Später entschuldigte er sich für seine «ungeschickten Aussagen». Nicht so für das im Bericht des Sportministeriums beanstandete Fehlverhalten. Dieses verneint Le Graët in einem Interview mit L'Équipe vom Dienstag: «Ich habe nie jemanden belästigt.» Der französische Fussballverband stellt sich hinter seinen bisherigen Vorsteher. Der FFF beanstandet in der offiziellen Mitteilung, dass der Bericht «weniger auf objektiven Fakten beruht als auf Einschätzungen, die in einigen Fällen zu einer übertriebenen Verunglimpfung des Verbands geführt haben».
Der Rücktritt kommt in einer auch sonst unruhigen Zeit für den französischen Fussballverband. In den vergangenen Tagen verkündeten vier Nationalspielerinnen das Ende ihrer internationalen Karriere. Darunter Kapitänin Wendie Renard von Olympique Lyon, die bereits in 142 Länderspielen auf dem Platz gestanden hatte. «Ich kann das System, das weit von den Anforderungen des höchsten Niveaus entfernt ist, nicht mehr unterstützen», heisst es in ihrer Mitteilung. Es sei ein trauriger Tag, aber der Schritt sei nötig, um ihre mentale Gesundheit zu bewahren, schreibt die 32-jährige Verteidigerin: «Ich habe keine Lust mehr zu leiden.»

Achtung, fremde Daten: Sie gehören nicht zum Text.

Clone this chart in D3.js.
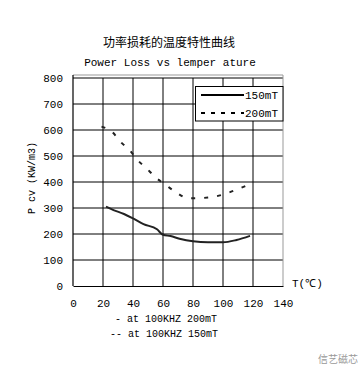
<!DOCTYPE html>
<html>
<head>
<meta charset="utf-8">
<script src="https://cdn.jsdelivr.net/npm/d3@7"></script>
<style>
  body { margin: 0; background: #fff; }
  svg { display: block; }
  .mono { font-family: "Liberation Mono", "DejaVu Sans Mono", monospace; }
</style>
</head>
<body>
<svg id="chart" width="360" height="366"></svg>
<script>
// data
const xTicks = [0, 20, 40, 60, 80, 100, 120, 140];
const yTicks = [0, 100, 200, 300, 400, 500, 600, 700, 800];
const temp150 = [22, 27, 34, 40, 47, 56, 60, 65, 71, 80, 90, 100, 109, 118];
const loss150 = [305, 292, 277, 260, 238, 218, 197, 192, 182, 172, 168, 168, 177, 193];
const temp200 = [19, 26, 32, 39, 42, 49, 55, 62, 69, 77, 90, 99, 110, 118];
const loss200 = [613, 593, 553, 514, 491, 453, 418, 388, 359, 337, 340, 350, 373, 392];
const seriesNames = ["150mT", "200mT"];

const svg = d3.select("#chart");
const x = d3.scaleLinear().domain([0, 140]).range([73, 283]);
const y = d3.scaleLinear().domain([0, 800]).range([286, 78]);

// titles
svg.append("text").attr("x", 169).attr("y", 47).attr("text-anchor", "middle")
    .style("font-family", "'Noto Sans CJK SC', sans-serif").style("font-size", "12px")
    .text("功率损耗的温度特性曲线");
svg.append("text").attr("class", "mono").attr("x", 170).attr("y", 66).attr("text-anchor", "middle")
    .style("font-size", "11px").text("Power Loss vs lemper ature");

// grid
const grid = svg.append("g");
grid.selectAll("line.v").data(xTicks.slice(1, -1)).join("line")
    .attr("x1", d => x(d)).attr("x2", d => x(d)).attr("y1", y(0)).attr("y2", y(800))
    .attr("stroke", "#000");
grid.selectAll("line.h").data(yTicks.slice(1)).join("line")
    .attr("x1", x(0)).attr("x2", x(140)).attr("y1", d => y(d)).attr("y2", d => y(d))
    .attr("stroke", "#000");
// grey frame on top/right
svg.append("path").attr("fill", "none").attr("stroke", "#999")
    .attr("d", `M${x(0)},${y(800) - 3}H${x(140)}V${y(0)}`);

// axes
const xAxis = svg.append("g").attr("transform", `translate(0,${y(0)})`)
    .call(d3.axisBottom(x).tickValues(xTicks).tickSize(0).tickPadding(13));
const yAxis = svg.append("g").attr("transform", `translate(${x(0)},0)`)
    .call(d3.axisLeft(y).tickValues(yTicks).tickSize(0).tickPadding(10));
[xAxis, yAxis].forEach(a => {
    a.select(".domain").attr("stroke", "#000").attr("stroke-width", 1.2);
    a.selectAll("text").attr("class", "mono").style("font-size", "11px").attr("fill", "#000");
});
yAxis.select(".domain").attr("d", `M0,${y(0)}V${y(800) - 3}`);

// axis labels
svg.append("text").attr("class", "mono")
    .attr("transform", "translate(35,178) rotate(-90)").attr("text-anchor", "middle")
    .style("font-size", "10px").text("P cv (KW/m3)");
svg.append("text").attr("class", "mono").attr("x", 292).attr("y", 287)
    .style("font-size", "11px").text("T(\u2103)");

// curves
const line = d3.line().x(d => x(d[0])).y(d => y(d[1])).curve(d3.curveMonotoneX);
svg.append("path").datum(d3.zip(temp150, loss150)).attr("d", line)
    .attr("fill", "none").attr("stroke", "#222").attr("stroke-width", 2);
svg.append("path").datum(d3.zip(temp200, loss200)).attr("d", line)
    .attr("fill", "none").attr("stroke", "#222").attr("stroke-width", 2)
    .attr("stroke-dasharray", "4,9");

// legend
const lg = svg.append("g");
lg.append("rect").attr("x", 195.5).attr("y", 86.5).attr("width", 87.5).attr("height", 34.5)
    .attr("fill", "#fff").attr("stroke", "#000");
lg.selectAll("line").data(seriesNames).join("line")
    .attr("x1", 201).attr("x2", 244).attr("y1", (d, i) => 95 + i * 18).attr("y2", (d, i) => 95 + i * 18)
    .attr("stroke", "#000").attr("stroke-width", 2)
    .attr("stroke-dasharray", (d, i) => i ? "4,6" : null);
lg.selectAll("text").data(seriesNames).join("text").attr("class", "mono")
    .attr("x", 245).attr("y", (d, i) => 99 + i * 18).style("font-size", "11px").text(d => d);

// notes
svg.append("text").attr("class", "mono").attr("x", 115).attr("y", 322)
    .style("font-size", "10px").text("- at 100KHZ 200mT");
svg.append("text").attr("class", "mono").attr("x", 110).attr("y", 337)
    .style("font-size", "10px").text("-- at 100KHZ 150mT");

// watermark
svg.append("text").attr("x", 358).attr("y", 363).attr("text-anchor", "end")
    .style("font-family", "'Noto Sans CJK SC', sans-serif").style("font-size", "10px")
    .attr("fill", "#999").text("信艺磁芯");
</script>
</body>
</html>
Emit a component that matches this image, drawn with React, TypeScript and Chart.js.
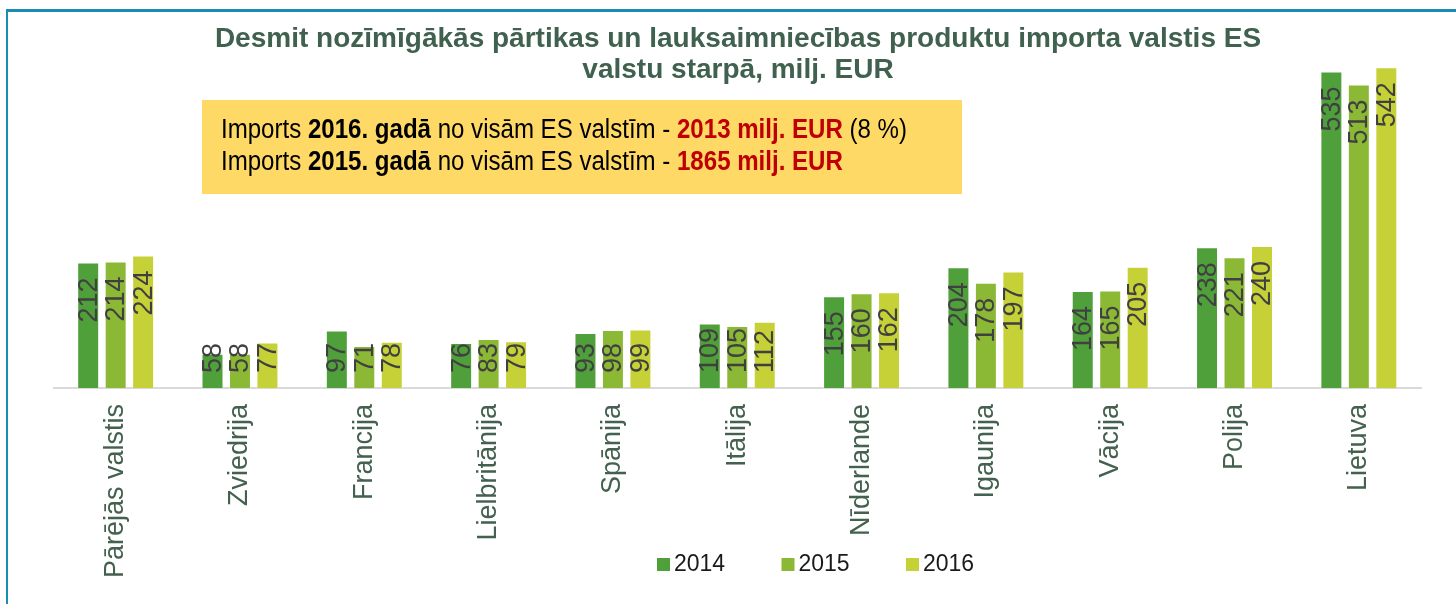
import React, { useEffect, useRef } from "react";
import { Chart, registerables } from "chart.js";

Chart.register(...registerables);

const categories = [
  "Pārējās valstis",
  "Zviedrija",
  "Francija",
  "Lielbritānija",
  "Spānija",
  "Itālija",
  "Nīderlande",
  "Igaunija",
  "Vācija",
  "Polija",
  "Lietuva",
];
const years = ["2014", "2015", "2016"];
const values2014 = [212, 58, 97, 76, 93, 109, 155, 204, 164, 238, 535];
const values2015 = [214, 58, 71, 83, 98, 105, 160, 178, 165, 221, 513];
const values2016 = [224, 77, 78, 79, 99, 112, 162, 197, 205, 240, 542];
const colors = ["#4f9f3b", "#8cb935", "#c5d137"];

const titleLines = [
  "Desmit nozīmīgākās pārtikas un lauksaimniecības produktu importa valstis ES",
  "valstu starpā, milj. EUR",
];
const noteLines: { text: string; bold: boolean; red: boolean }[][] = [
  [
    { text: "Imports ", bold: false, red: false },
    { text: "2016. gadā", bold: true, red: false },
    { text: " no visām ES valstīm - ", bold: false, red: false },
    { text: "2013 milj. EUR", bold: true, red: true },
    { text: " (8 %)", bold: false, red: false },
  ],
  [
    { text: "Imports ", bold: false, red: false },
    { text: "2015. gadā", bold: true, red: false },
    { text: " no visām ES valstīm - ", bold: false, red: false },
    { text: "1865 milj. EUR", bold: true, red: true },
  ],
];

const FONT = '"Liberation Sans", Arial, sans-serif';
const NARROW = '"Liberation Sans Narrow", "Liberation Sans", Arial, sans-serif';

const overlayPlugin = {
  id: "overlay",
  afterDatasetsDraw(chart: any) {
    const ctx: CanvasRenderingContext2D = chart.ctx;
    // data labels
    ctx.save();
    ctx.fillStyle = "#404040";
    ctx.font = `27px ${FONT}`;
    ctx.textAlign = "right";
    ctx.textBaseline = "middle";
    chart.data.datasets.forEach((ds: any, i: number) => {
      const meta = chart.getDatasetMeta(i);
      meta.data.forEach((bar: any, j: number) => {
        const p = bar.getProps(["x", "y", "base"], true);
        const label = String(ds.data[j]);
        const w = ctx.measureText(label).width;
        const top = Math.min(p.y + 15, p.base - 15 - w);
        ctx.save();
        ctx.translate(p.x + 1, top);
        ctx.rotate(-Math.PI / 2);
        ctx.fillText(label, 0, 0);
        ctx.restore();
      });
    });
    ctx.restore();
  },
  afterDraw(chart: any) {
    const ctx: CanvasRenderingContext2D = chart.ctx;
    ctx.save();
    // title
    ctx.fillStyle = "#41614f";
    ctx.textAlign = "center";
    ctx.textBaseline = "alphabetic";
    ctx.font = `bold 25px ${FONT}`;
    const w0 = ctx.measureText(titleLines[0]).width;
    const size = (25 * 1047) / w0;
    ctx.font = `bold ${size}px ${FONT}`;
    ctx.fillText(titleLines[0], 738, 47);
    ctx.fillText(titleLines[1], 738, 78);

    // note box
    ctx.fillStyle = "#ffd966";
    ctx.fillRect(202, 100, 760, 94);
    ctx.textAlign = "left";
    const fsz = 27;
    const measureLine = (line: any[]) =>
      line.reduce((acc, seg) => {
        ctx.font = `${seg.bold ? "bold " : ""}${fsz}px ${NARROW}`;
        return acc + ctx.measureText(seg.text).width;
      }, 0);
    const lw = measureLine(noteLines[0]);
    const sx = 686 / lw;
    const baselines = [137.5, 170];
    noteLines.forEach((line, li) => {
      ctx.save();
      ctx.translate(221, baselines[li]);
      ctx.scale(sx, 1);
      let x = 0;
      line.forEach((seg) => {
        ctx.font = `${seg.bold ? "bold " : ""}${fsz}px ${NARROW}`;
        ctx.fillStyle = seg.red ? "#c00000" : "#000000";
        ctx.fillText(seg.text, x, 0);
        x += ctx.measureText(seg.text).width;
      });
      ctx.restore();
    });

    // legend
    ctx.font = `23px ${FONT}`;
    ctx.textBaseline = "middle";
    chart.data.datasets.forEach((ds: any, i: number) => {
      const bx = 657 + i * 124.5;
      ctx.fillStyle = ds.backgroundColor;
      ctx.fillRect(bx, 558, 13, 13);
      ctx.fillStyle = "#1a1a1a";
      ctx.fillText(ds.label, bx + 17, 565);
    });
    ctx.restore();
  },
};

export default function App() {
  const ref = useRef<HTMLCanvasElement | null>(null);
  useEffect(() => {
    if (!ref.current) return;
    const datasets = [values2014, values2015, values2016].map((vals, i) => ({
      label: years[i],
      data: vals,
      backgroundColor: colors[i],
      borderColor: "rgba(255,255,255,0.45)",
      borderWidth: 1,
      categoryPercentage: 0.663,
      barPercentage: 0.8,
    }));
    const chart = new Chart(ref.current, {
      type: "bar",
      data: { labels: categories, datasets },
      options: {
        responsive: false,
        animation: false,
        layout: { padding: { left: 53.5, right: 35, top: 33, bottom: 0 } },
        plugins: {
          legend: { display: false },
          title: { display: false },
          tooltip: { enabled: false },
        },
        scales: {
          x: {
            grid: { display: false, drawTicks: false },
            border: { display: true, color: "#d9d9d9", width: 2 },
            ticks: {
              autoSkip: false,
              minRotation: 90,
              maxRotation: 90,
              padding: 16,
              color: "#44614f",
              font: { size: 27, family: FONT },
            },
            afterFit: (scale: any) => {
              scale.height = 216;
            },
          },
          y: {
            display: false,
            min: 0,
            max: 600,
          },
        },
      },
      plugins: [overlayPlugin],
    });
    return () => chart.destroy();
  }, []);
  return (
    <div
      style={{
        position: "absolute",
        left: 0,
        top: 0,
        width: 1456,
        height: 604,
        overflow: "hidden",
        background: "#ffffff",
      }}
    >
      <canvas ref={ref} width={1456} height={604} style={{ display: "block" }} />
      <div
        style={{
          position: "absolute",
          left: 6,
          top: 9,
          width: 1470,
          height: 700,
          borderTop: "3px solid #1a8cb8",
          borderLeft: "2px solid #1a8cb8",
          pointerEvents: "none",
        }}
      />
    </div>
  );
}
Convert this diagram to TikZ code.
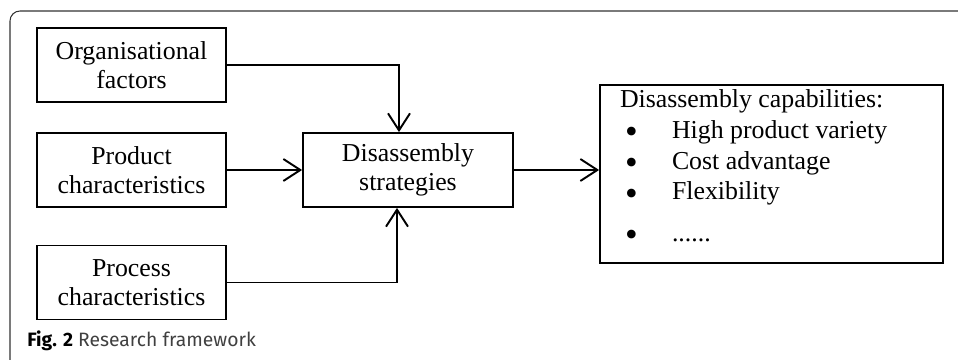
\documentclass[tikz,border=0pt]{standalone}
\usepackage{fontspec}
\setmainfont{Liberation Serif}
\newfontfamily\captionfont{Fira Sans}
\usetikzlibrary{arrows.meta}

\newcommand{\capbullet}{\makebox[1.04cm][l]{\hspace{0.1cm}\raisebox{-0.11cm}[0pt][0pt]{\scalebox{1.4}{\textbullet}}}}

\begin{document}
\begin{tikzpicture}[
    factor/.style={rectangle, draw, line width=1pt, minimum height=1.48cm, align=center,
      font=\fontsize{14.7}{16.8}\selectfont},
    link/.style={line width=1.1pt, -{Straight Barb[length=3.4mm, width=4.4mm]}}
  ]
  \useasboundingbox (0,0) rectangle (19.16,-7.2);

  % Figure frame
  \draw[line width=0.6pt, black!80, rounded corners=0.2cm] (0.2,-7.5) -- (0.2,-0.22) -- (19.5,-0.22);

  % Left side: influencing factors
  \node[factor, minimum width=3.78cm] (org) at (2.63,-1.30) {Organisational\\factors};
  \node[factor, minimum width=3.78cm] (prod) at (2.63,-3.40) {Product\\characteristics};
  \node[factor, minimum width=3.78cm] (proc) at (2.63,-5.65) {Process\\characteristics};

  % Middle: strategies
  \node[factor, minimum width=4.2cm] (strat) at (8.16,-3.40) {Disassembly\\strategies};

  % Right side: capabilities
  \node[rectangle, draw, line width=1pt, minimum width=6.86cm, minimum height=3.56cm, inner sep=0pt,
    font=\fontsize{14.7}{17.4}\selectfont] (caps) at (15.43,-3.48)
    {\parbox[c][3.36cm][t]{6.06cm}{%
      Disassembly capabilities:\\
      \capbullet High product variety\\
      \capbullet Cost advantage\\
      \capbullet Flexibility\\[0.22cm]
      \capbullet ......}};

  % Connectors
  \draw[link] (org.east) -| ([xshift=-0.18cm]strat.north);
  \draw[link] (prod.east) -- (strat.west);
  \draw[link] (proc.east) -| ([xshift=-0.22cm]strat.south);
  \draw[link] (strat.east) -- (caps.west |- strat.east);

  % Caption
  \node[anchor=base west, inner sep=0pt, font=\captionfont\fontsize{11}{13}\selectfont, black!75] (cap) at (0.54,-6.94)
    {\textcolor{black}{\bfseries Fig. 2} Research framework};
\end{tikzpicture}
\end{document}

Merci pour votre soutien et le respect de ma décision. 🇫🇷 pic.twitter.com/MOryINwvb0
— Wendie Renard (@WRenard) February 24, 2023
Wenig später folgten ihr Marie-Antoinette Katoto, Kadidiatou Diani sowie Perle Morroni. Katoto, eine der besten Stürmerinnen der Welt und Teamkollegin von Ramona Bachmann bei PSG, blies ins selbe Horn wie Renard, die sie in ihrer Erklärung erwähnte: «Ich stimme nicht mehr mit dem Management des französischen Nationalteams und den vermittelten Werten überein.» Dies hätten ihr vergangene Vorkommnisse sowie die jüngsten Ereignisse gezeigt. Ihre internationale Karriere sei vorübergehend beendet – «solange die notwendigen Änderungen nicht umgesetzt werden».
Auch wenn die 24-jährige Katoto sie nicht namentlich erwähnt, ist für viele klar, dass damit vor allem die Nationaltrainerin Corinne Diacre gemeint ist. Diese wird aufgrund ihres eisernen und kompromisslosen Führungsstils auch «Drache» genannt. Auf Kritik aus dem Team reagierte sie stets mit harter Hand. Als sich Armandine Henry im Jahr 2019 kritisch über die «granit-harte und taktlose» Herangehensweise Diacres äusserte, wurde sie aus dem Nationalteam verbannt. Dabei hatte Henry das Amt der Kapitänin nach Diacres Antritt von Renard übernehmen dürfen. «Ich habe Mädchen in ihren Zimmern weinen sehen. Ich selbst habe auf meinem Zimmer geweint», hatte Henry über die Zeit im Nationalteam unter Diacre gesagt.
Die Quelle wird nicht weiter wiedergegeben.